Mr. Untouchable, the story of the original Black Godfather, Harlem heroin kingpin, Nicky Barnes, was released in theatres in 2007. It tells the true-life story of a real American Gangster from the point of view of law enforcement, associates, and Nicky Barnes, who appears for the first time in over a quarter century. "It makes American Gangster look like a fairy tale," declared E!
Marc Levin has also assumed the role of Executive Producer on a number of projects. In 2008 Levin was Executive Producer alongside Beyoncé Knowles on Cadillac Records, the Chess Records story starring Jeffrey Wright, Adrian Brody, and Beyoncé. In the same year he executive produced the indie feature documentary Captured, the story of artist activist Clayton Patterson, the man who videotaped the 1988 Tompkins Square Park Riot and who has dedicated his life to documenting the final era of raw creativity and lawlessness in New York City's Lower East Side, a neighborhood famed for art, music and revolutionary minds. Levin executive produced a follow-up feature in 2010, Dirty Old Town, an absurdist valentine to a disappearing downtown Bohemia, by his son Daniel B. Levin, Jenner Furst and Julia Nason.
Levin continued his twenty-year working relationship with HBO with a trilogy on labor and the economy: "Triangle: Remembering the Fire", "Schmatta: Rags to Riches to Rags", and "Hard Times: Lost on Long Island", a film about the white-collar fallout of the Great Recession, which will air on HBO in 2012. "Hard Times" won the Audience Award at the Hamptons International Film Festival in October. Levin's first film for HBO Sports, "Prayer for a Perfect Season", a film on the top high school basketball team in the country, premiered to widespread acclaim on HBO in October 2011. His next film, Hard Times: Lost on Long Island, about white-collar professionals hit by the Great Recession, won the Audience Award for Best Documentary Film at the Hamptons International Film Festival and premiered on HBO July 9, 2012.

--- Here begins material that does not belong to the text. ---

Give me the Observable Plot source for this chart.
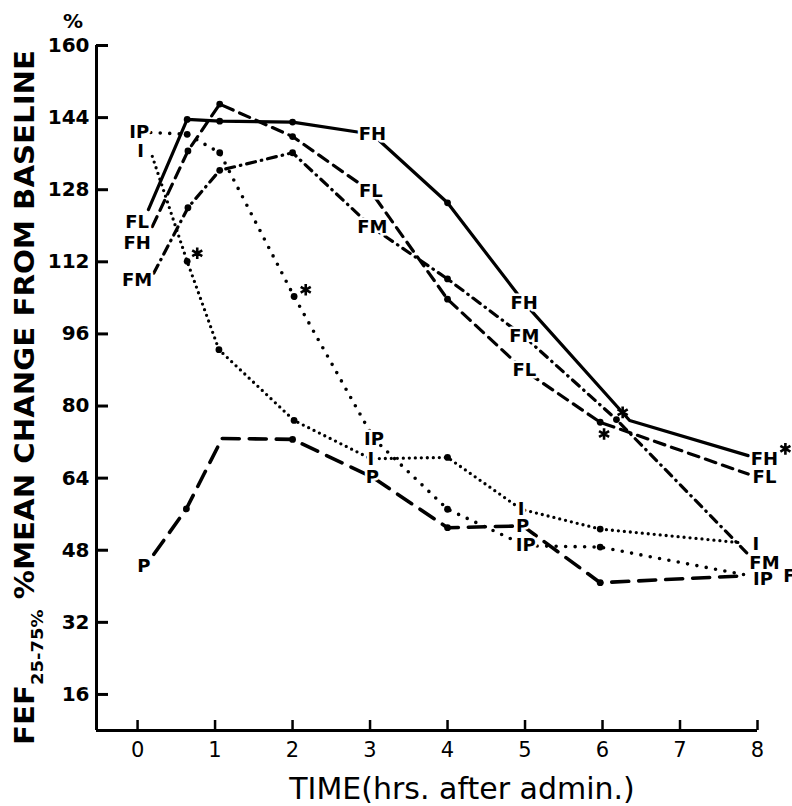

Levin's most recent project with longtime collaborator, Marc Benjamin, chronicled the historic 2012 Presidential election. A partnership between Brick City TV, BET and Academy Award nominee Sam Pollard, "Second Coming? Will Black America Decide 2012?" aired on BET in October 2012.
Levin also periodically directed episodes of the classic TV series, Law and Order.